May 2006

Tibet is changing very fast, in fact Lhasa has become basically a Chinese city, with Tibetan being spoken only in the old part of town around the Jokhang, elsewhere it is all Chinese. We flew to Chengdu in Western China, direct from Bangkok, after buying tickets from Charlie Connection; one way was $200 although return is only slightly more. We stayed at the pleasant & cheap (between $5-$20 per night), Sims Cozy Guest House in Chengdu, where they had arranged our Tibet permits as well as the flight two days later to Lhasa -- around $250 each. You must go on a tour to Tibet, but that means basically, a guide takes you to the airport and gets you on the plane; after that we were on our own. It is worth visiting the Panda center in Chengdu, where you can get your picture taken with a panda.

In Lhasa we stayed at the fabulous Mandala Hotel (fax: 0891-6324783), a Tibetan owned hotel, around $45 per night. It is as close to the Jokhang you can get, with a great view from the window of the Barkhorand all the pilgrims making their way around the Jokhang. You have to be very careful because of the altitude, so when you arrive it is better not to run around at all, just lie down and relax for the day. Drink lots of fluids.

After a few days in Lhasa we decided to go to Tibet's first Gompa at Samye and hired a Land Cruiser with driver from the travel agent at the Kirey Hotel, $300 for three nights and four days. It is also possible to go on a bus from Lhasa and then take the ferry across the Yarlung Tsangpo river, although technically you're not supposed to do it. No one checks. Our very nice Tibetan driver took us out to the ferry, which was supposed to take one hour but actually took three, because we got stuck on a number of sandbanks and had to pole ourselves free. It also turned freezing cold, with hail and wind, but it is a great experience. When we got to the other side there were a couple of small trucks and we piled in for the 20 minute ride to Samye. There is a hotel at Samye that is decent, though they still have the old Tibet style dirt toilet, but the Gompa itself is wonderful, and there is a great hike up Hepo Ri where Padmasambhava's consort Yeshe Tsogyal defeated the demons who were obstructing Buddhism in the 8th century.

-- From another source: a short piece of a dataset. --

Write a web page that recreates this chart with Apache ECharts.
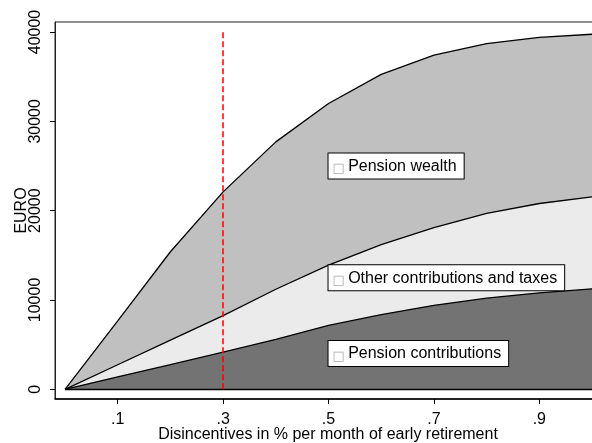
<!DOCTYPE html>
<html>
<head>
<meta charset="utf-8">
<script src="https://cdn.jsdelivr.net/npm/echarts@6/dist/echarts.min.js"></script>
<style>
  html, body { margin: 0; padding: 0; background: #fff; }
  #chart { width: 592px; height: 443px; }
</style>
</head>
<body>
<div id="chart"></div>
<script>
// x: disincentive in % per month of early retirement
const X_VALUES = [0, 0.1, 0.2, 0.3, 0.4, 0.5, 0.6, 0.7, 0.8, 0.9, 1.0]
// cumulative curves (EURO)
const PENSION_WEALTH = [0, 7650, 15400, 22100, 27700, 32000, 35250, 37400, 38700, 39400, 39750]
const OTHER_CONTRIB = [0, 2750, 5500, 8250, 11200, 13900, 16200, 18100, 19700, 20800, 21550]
const PENSION_CONTRIB = [0, 1400, 2750, 4150, 5600, 7150, 8350, 9400, 10200, 10800, 11250]

const X_TICKS = [0.1, 0.3, 0.5, 0.7, 0.9]
const Y_TICKS = [0, 10000, 20000, 30000, 40000]

const CUTOFF = 0.3
const CUTOFF_TOP = 40000

const LABELS = [
  { name: 'Pension wealth', x: 0.5, y: 25000 },
  { name: 'Other contributions and taxes', x: 0.5, y: 12500 },
  { name: 'Pension contributions', x: 0.5, y: 4000 },
]

const FONT = '"Liberation Sans", Arial, Helvetica, sans-serif'

const toPairs = (ys) => X_VALUES.map((x, i) => [x, ys[i]])

const areaSeries = (name, ys, fill) => ({
  name,
  type: 'line',
  data: toPairs(ys),
  symbol: 'none',
  lineStyle: { color: '#000', width: 1.3 },
  areaStyle: { color: fill, opacity: 1, origin: 0 },
  z: 2,
})

const chart = echarts.init(document.getElementById('chart'), null, { renderer: 'canvas' })

chart.setOption({
  animation: false,
  textStyle: { fontFamily: FONT },
  grid: {
    left: 55,
    top: 22,
    width: 546,
    bottom: 44,
    outerBoundsMode: 'none',
    containLabel: false,
    show: true,
    borderColor: '#222',
    borderWidth: 1,
    backgroundColor: '#fff',
  },
  xAxis: {
    type: 'value',
    min: -0.019,
    max: 1.017,
    name: 'Disincentives in % per month of early retirement',
    nameLocation: 'middle',
    nameGap: 28,
    nameMoveOverlap: false,
    nameTextStyle: { color: '#000', fontSize: 16, fontFamily: FONT },
    axisLine: { show: true, onZero: false, lineStyle: { color: '#000', width: 1.5 } },
    axisTick: { show: true, length: 5, customValues: X_TICKS, lineStyle: { color: '#000' } },
    axisLabel: {
      customValues: X_TICKS,
      margin: 13,
      color: '#000',
      fontSize: 16,
      fontFamily: FONT,
      formatter: (v) => String(v).replace(/^0/, ''),
    },
    splitLine: { show: false },
  },
  yAxis: {
    type: 'value',
    min: -1087,
    max: 41120,
    name: 'EURO',
    nameLocation: 'middle',
    nameGap: 25,
    nameMoveOverlap: false,
    nameTextStyle: { color: '#000', fontSize: 16, fontFamily: FONT },
    axisLine: { show: true, onZero: false, lineStyle: { color: '#222', width: 1 } },
    axisTick: { show: true, length: 5, customValues: Y_TICKS, lineStyle: { color: '#000' } },
    axisLabel: {
      customValues: Y_TICKS,
      rotate: 90,
      margin: 11,
      color: '#000',
      fontSize: 16,
      fontFamily: FONT,
      formatter: (v) => String(v),
    },
    splitLine: { show: false },
  },
  series: [
    areaSeries('Pension wealth', PENSION_WEALTH, '#c0c0c0'),
    areaSeries('Other contributions and taxes', OTHER_CONTRIB, '#ebebeb'),
    {
      ...areaSeries('Pension contributions', PENSION_CONTRIB, '#737373'),
      markLine: {
        silent: true,
        symbol: 'none',
        label: { show: false },
        data: [
          [
            { coord: [X_VALUES[0], 0], lineStyle: { color: '#000', width: 1.3, type: 'solid' } },
            { coord: [X_VALUES[X_VALUES.length - 1], 0] },
          ],
          [
            { coord: [CUTOFF, 0], lineStyle: { color: '#ff0000', width: 1.5, type: [6, 3] } },
            { coord: [CUTOFF, CUTOFF_TOP] },
          ],
        ],
      },
    },
    {
      name: 'labels',
      type: 'scatter',
      symbolSize: 0,
      z: 5,
      itemStyle: { opacity: 1 },
      data: LABELS.map((l) => ({ value: [l.x, l.y], name: l.name })),
      label: {
        show: true,
        position: 'right',
        distance: 0,
        formatter: (p) => '{g|\u25A1} {t|' + p.name + '}',
        backgroundColor: '#fff',
        borderColor: '#000',
        borderWidth: 1,
        padding: [4, 7, 3, 4],
        rich: {
          g: { color: '#aaa', fontSize: 13, fontFamily: '"DejaVu Sans", sans-serif', verticalAlign: 'bottom' },
          t: { color: '#000', fontSize: 16, fontFamily: FONT, lineHeight: 18 },
        },
      },
    },
  ],
})
</script>
</body>
</html>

We had told our driver to pick us up two days later, so the next day we hired a truck for around 6 hours, about $12, and he took us part of the way to the base of Chimpo, and we hiked up the hill to around 14,000 ft, where there are a lot of caves, and one in which Padmasambhava lived for three years. There are a number of monks & nuns living in caves there and we met one monk who told us he had just finished three years three months & three weeks meditation in his cave. He was known as "Long Hair", even although he had now had a haircut. A a very serene guy, we sat in his cave & drank butter tea.

The next day our driver picked us up & we drove across the plateau, with huge sand dunes like the Sahara desert, only with snow capped peaks in the background. We went on to the monastery of Mindroling, where the Taiwanese had donated money to build a huge Chorten(Stupa). Like everywhere in Tibet there is a massive amount of building going on. They are building a hotel, but you can stay at the Gompa for a small donation and it is worth going as they make the best incense in Tibet. It is a quiet, rarely visited place and the chanting is really great. Lhasa is about three hours from Mindroling.

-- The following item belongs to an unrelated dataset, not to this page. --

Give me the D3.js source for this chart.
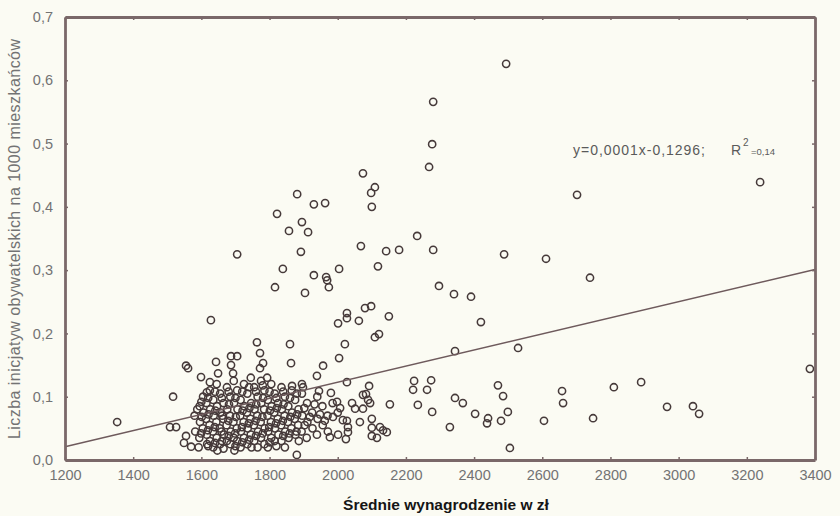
<!DOCTYPE html>
<html><head><meta charset="utf-8">
<script src="https://cdn.jsdelivr.net/npm/d3@7"></script>
<style>html,body{margin:0;background:#fbfbf3;}svg{display:block;}</style>
</head><body>
<svg id="chart" width="840" height="516"></svg>
<script>
// Axis ticks
const xTicks = [1200, 1400, 1600, 1800, 2000, 2200, 2400, 2600, 2800, 3000, 3200, 3400];
const yTicks = [0, 0.1, 0.2, 0.3, 0.4, 0.5, 0.6, 0.7];

// Fitted line endpoints (as drawn)
const fitX = [1200, 3400];
const fitY = [0.021, 0.301];

// Scattered municipalities: [average wage, initiatives per 1000 inhabitants]
const sparse = [
  [2494,0.626],[2280,0.566],[2277,0.499],[2268,0.463],[2074,0.453],[2109,0.431],[2098,0.422],
  [2100,0.400],[1963,0.406],[1881,0.420],[1930,0.404],[1822,0.389],[1895,0.376],[1857,0.362],
  [1913,0.360],[1892,0.329],[1705,0.325],[1839,0.302],[1930,0.292],[1816,0.273],[1904,0.264],
  [1628,0.221],[2702,0.419],[3239,0.439],[2233,0.354],[2068,0.338],[2142,0.330],[2180,0.332],
  [2280,0.332],[2004,0.302],[2118,0.306],[2488,0.325],[2611,0.318],[2740,0.288],[1966,0.289],
  [1969,0.284],[1974,0.273],[2297,0.275],[2341,0.262],[2391,0.258],[2080,0.240],[2098,0.243],
  [2027,0.232],[2027,0.224],[2001,0.216],[2062,0.220],[2150,0.227],[2420,0.218],[2121,0.199],
  [2109,0.194],[2021,0.183],[2004,0.161],[1860,0.183],[1763,0.186],[1863,0.153],[1957,0.149],
  [1939,0.133],[1772,0.169],[1781,0.153],[1772,0.145],[1687,0.164],[1705,0.164],[1643,0.155],
  [1687,0.150],[1555,0.149],[1561,0.145],[1649,0.137],[1693,0.137],[1599,0.131],[1625,0.123],
  [1793,0.130],[1517,0.100],[1616,0.107],[1866,0.117],[1895,0.120],[1898,0.115],[1945,0.109],
  [1980,0.106],[2027,0.123],[2092,0.117],[2074,0.103],[2083,0.104],[2089,0.095],[2224,0.125],
  [2274,0.126],[2221,0.111],[2262,0.111],[2153,0.088],[2235,0.087],[2277,0.076],[2344,0.098],
  [2329,0.052],[2367,0.090],[2403,0.073],[2441,0.066],[2438,0.058],[2479,0.062],[2499,0.076],
  [2485,0.101],[2470,0.118],[2505,0.019],[2605,0.062],[2658,0.109],[2661,0.090],[2749,0.066],
  [2810,0.115],[2890,0.123],[2966,0.084],[3042,0.085],[3060,0.073],[3385,0.144],[2344,0.172],
  [2529,0.177],[1998,0.092],[2007,0.082],[2042,0.090],[2051,0.081],[2074,0.081],[1986,0.068],
  [2015,0.063],[2027,0.062],[2065,0.060],[2100,0.065],[2030,0.052],[2030,0.044],[2100,0.051],
  [2124,0.052],[2133,0.047],[2144,0.044],[2100,0.038],[2115,0.035],[2024,0.033],[1977,0.036],
  [2095,0.090],[1880,0.008],[1353,0.060],[1508,0.052],[1526,0.052],[1549,0.027],[1570,0.021],
  [1555,0.038]
];

// Dense core of the cloud, 1580–2000 zł
const core = [
  [1580,0.070],[1582,0.045],[1588,0.080],
  [1595,0.085],[1596,0.060],[1594,0.035],[1592,0.020],
  [1605,0.100],[1606,0.075],[1604,0.050],
  [1615,0.090],[1614,0.065],[1616,0.040],[1617,0.025],
  [1625,0.110],[1626,0.080],[1624,0.055],[1625,0.030],
  [1635,0.095],[1636,0.070],[1634,0.045],[1635,0.020],
  [1645,0.120],[1646,0.085],[1644,0.060],[1645,0.035],[1647,0.015],
  [1655,0.105],[1656,0.075],[1654,0.050],[1655,0.025],
  [1665,0.090],[1664,0.065],[1666,0.040],[1665,0.018],
  [1675,0.115],[1676,0.080],[1674,0.055],[1675,0.030],
  [1685,0.100],[1684,0.070],[1686,0.045],[1685,0.025],
  [1695,0.125],[1696,0.090],[1694,0.060],[1695,0.035],[1697,0.015],
  [1705,0.110],[1706,0.080],[1704,0.050],[1705,0.030],
  [1715,0.095],[1714,0.070],[1716,0.045],[1715,0.020],
  [1725,0.120],[1726,0.085],[1724,0.060],[1725,0.035],
  [1735,0.105],[1734,0.075],[1736,0.050],[1735,0.025],
  [1745,0.130],[1746,0.090],[1744,0.065],[1745,0.040],[1747,0.020],
  [1755,0.115],[1756,0.080],[1754,0.055],[1755,0.030],
  [1765,0.100],[1764,0.070],[1766,0.045],[1765,0.020],
  [1775,0.125],[1776,0.090],[1774,0.060],[1775,0.035],
  [1785,0.110],[1784,0.080],[1786,0.050],[1785,0.025],
  [1795,0.095],[1794,0.070],[1796,0.045],[1795,0.020],
  [1805,0.120],[1806,0.085],[1804,0.060],[1805,0.035],
  [1815,0.105],[1814,0.075],[1816,0.050],[1815,0.030],
  [1825,0.090],[1824,0.065],[1826,0.040],
  [1835,0.115],[1836,0.080],[1834,0.055],[1835,0.030],
  [1845,0.100],[1844,0.070],[1846,0.045],[1845,0.020],
  [1855,0.085],[1854,0.060],[1856,0.035],
  [1865,0.110],[1866,0.075],[1864,0.050],
  [1875,0.095],[1874,0.065],[1876,0.040],
  [1885,0.080],[1884,0.055],[1886,0.030],
  [1895,0.105],[1896,0.070],[1894,0.045],
  [1910,0.090],[1911,0.060],[1909,0.035],
  [1925,0.075],[1926,0.050],
  [1940,0.100],[1941,0.065],[1939,0.040],
  [1955,0.085],[1956,0.055],
  [1970,0.070],[1971,0.045],
  [1985,0.090],[2000,0.075],[2001,0.040]
];

// Overlapping points filling the densest part of the core
const coreFill = [
  [1600,0.092],[1601,0.068],[1599,0.042],
  [1620,0.098],[1621,0.072],[1619,0.047],[1620,0.022],
  [1640,0.108],[1641,0.078],[1639,0.052],[1640,0.027],
  [1660,0.098],[1661,0.070],[1659,0.045],[1660,0.030],
  [1680,0.108],[1681,0.088],[1679,0.062],[1680,0.038],
  [1700,0.098],[1701,0.068],[1699,0.042],[1700,0.022],
  [1720,0.108],[1721,0.078],[1719,0.052],[1720,0.028],
  [1740,0.115],[1741,0.082],[1739,0.058],[1740,0.032],
  [1760,0.108],[1761,0.088],[1759,0.062],[1760,0.038],
  [1780,0.118],[1781,0.098],[1779,0.068],[1780,0.042],
  [1800,0.108],[1801,0.078],[1799,0.052],[1800,0.028],
  [1820,0.098],[1821,0.082],[1819,0.058],[1820,0.022],
  [1840,0.108],[1841,0.088],[1839,0.062],[1840,0.038],
  [1860,0.098],[1861,0.068],[1859,0.042],
  [1880,0.105],[1881,0.072],[1879,0.045],
  [1902,0.082],[1903,0.055],
  [1918,0.068],[1932,0.088],[1948,0.072],[1962,0.062]
];

const svg = d3.select("#chart");
const W = 840, H = 516;
const plot = { left: 65, right: 815, top: 17, bottom: 460 };

svg.append("rect").attr("width", W).attr("height", H).attr("fill", "#fbfbf3");

const x = d3.scaleLinear().domain([1200, 3400]).range([plot.left, plot.right]);
const y = d3.scaleLinear().domain([0, 0.7]).range([plot.bottom, plot.top]);

const frameColor = "#7a6869";
const labelColor = "#737373";
const fmt = v => d3.format(".1f")(v).replace(".", ",");

// Points
svg.append("g").selectAll("circle")
  .data(core.concat(coreFill, sparse))
  .join("circle")
  .attr("cx", d => x(d[0]))
  .attr("cy", d => y(d[1]))
  .attr("r", 3.6)
  .attr("fill", "none")
  .attr("stroke", "#463a3a")
  .attr("stroke-width", 1.55);

// Fitted line
svg.append("line")
  .attr("x1", x(fitX[0])).attr("y1", y(fitY[0]))
  .attr("x2", x(fitX[1])).attr("y2", y(fitY[1]))
  .attr("stroke", "#6e5a5c").attr("stroke-width", 1.4);

// Axes (bottom and left with labels, top and right tick-only)
const xAxis = svg.append("g").attr("transform", `translate(0,${plot.bottom})`)
  .call(d3.axisBottom(x).tickValues(xTicks).tickSize(-3).tickSizeOuter(0).tickPadding(10).tickFormat(d3.format("d")));
const yAxis = svg.append("g").attr("transform", `translate(${plot.left},0)`)
  .call(d3.axisLeft(y).tickValues(yTicks).tickSize(-3).tickSizeOuter(0).tickPadding(12).tickFormat(fmt));
const xTop = svg.append("g").attr("transform", `translate(0,${plot.top})`)
  .call(d3.axisTop(x).tickValues(xTicks).tickSize(-3).tickSizeOuter(0).tickFormat(""));
const yRight = svg.append("g").attr("transform", `translate(${plot.right},0)`)
  .call(d3.axisRight(y).tickValues(yTicks).tickSize(-3).tickSizeOuter(0).tickFormat(""));

[xAxis, yAxis, xTop, yRight].forEach(g => {
  g.select(".domain").attr("stroke", frameColor).attr("stroke-width", 2.8);
  g.selectAll(".tick line").attr("stroke", frameColor).attr("stroke-width", 1.5);
  g.selectAll(".tick text")
    .attr("fill", labelColor)
    .style("font-family", "'Liberation Sans', Arial, sans-serif")
    .style("font-size", "14.5px");
});

// Axis titles
svg.append("text")
  .attr("x", 446).attr("y", 510)
  .attr("text-anchor", "middle")
  .style("font-family", "'Liberation Sans', Arial, sans-serif")
  .style("font-size", "15.5px").style("font-weight", "bold")
  .attr("fill", "#151515")
  .text("Średnie wynagrodzenie w zł");

svg.append("text")
  .attr("transform", "translate(20,239) rotate(-90)")
  .attr("text-anchor", "middle")
  .attr("textLength", 400)
  .attr("lengthAdjust", "spacing")
  .style("font-family", "'Liberation Sans', Arial, sans-serif")
  .style("font-size", "16px")
  .attr("fill", labelColor)
  .text("Liczba inicjatyw obywatelskich na 1000 mieszkańców");

// Regression equation
const eq = svg.append("text")
  .attr("y", 155)
  .style("font-family", "'Liberation Sans', Arial, sans-serif")
  .style("font-size", "14px")
  .attr("fill", "#5a5a5a");
eq.append("tspan").attr("x", 573).attr("textLength", 132).attr("lengthAdjust", "spacing").text("y=0,0001x-0,1296;");
eq.append("tspan").attr("x", 731).text("R");
eq.append("tspan").attr("x", 743).attr("dy", -9).style("font-size", "10px").text("2");
eq.append("tspan").attr("x", 751).attr("dy", 9).style("font-size", "9.5px").text("=0,14");
</script>
</body></html>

We were intending flying out to Kathmandu, but the 50 minute flight was $335 each, so we rented a Land Cruiser and driver from the Yak Hotel, for $300, and drove down to the border. It takes two days and one night if you drive directly, stopping in Lhatse for the night. You could also take a few more days and stop at Gyantse and Shigatze which are right on the way -- or at Nam Tso and camp out with Nomads. There is a massive amount of building on the road and the Chinese say that by 2007 it will be mostly asphalt, but now the 17 hour journey is about 5 hours asphalt the rest dirt. Great trip though, you go past Mt. Everest, and the scenery is spectacular, especially the journey downwards after you have crossed the last pass at 17,800 ft. Within three hours you are at 6,500 ft, driving down this amazing road, with a shear drop on the gorge side of 3,000 feet, through a huge ice avalanche. We just sat there chanting "Om ah hum, badzaar Guru Padma siddhi hum" with our fingers crossed. We made it and spent the night at the border town of Zangmo, which is a town that shouldn't really be there; the buildings cling to the sides of the gorge, and thousands of Nepalese trucks line the road, there to pick up the cheap Chinese electronics, running shoes etc, to take to Kathmandu. After crossing the border, you take a taxi for 10 yuan to the Nepalese side where you get your visa,($30), and from there you can hire a taxi for around 3000rps, about $40, for the four hour ride to Kathmandu. You can also get a bus from there but it takes around six or seven hours. We always stay at the Mustang Holiday Inn in Thamel (, for around $15-$20 per night but at the weekend there is a lot of noise from a Disco nearby. Other nights it is quiet.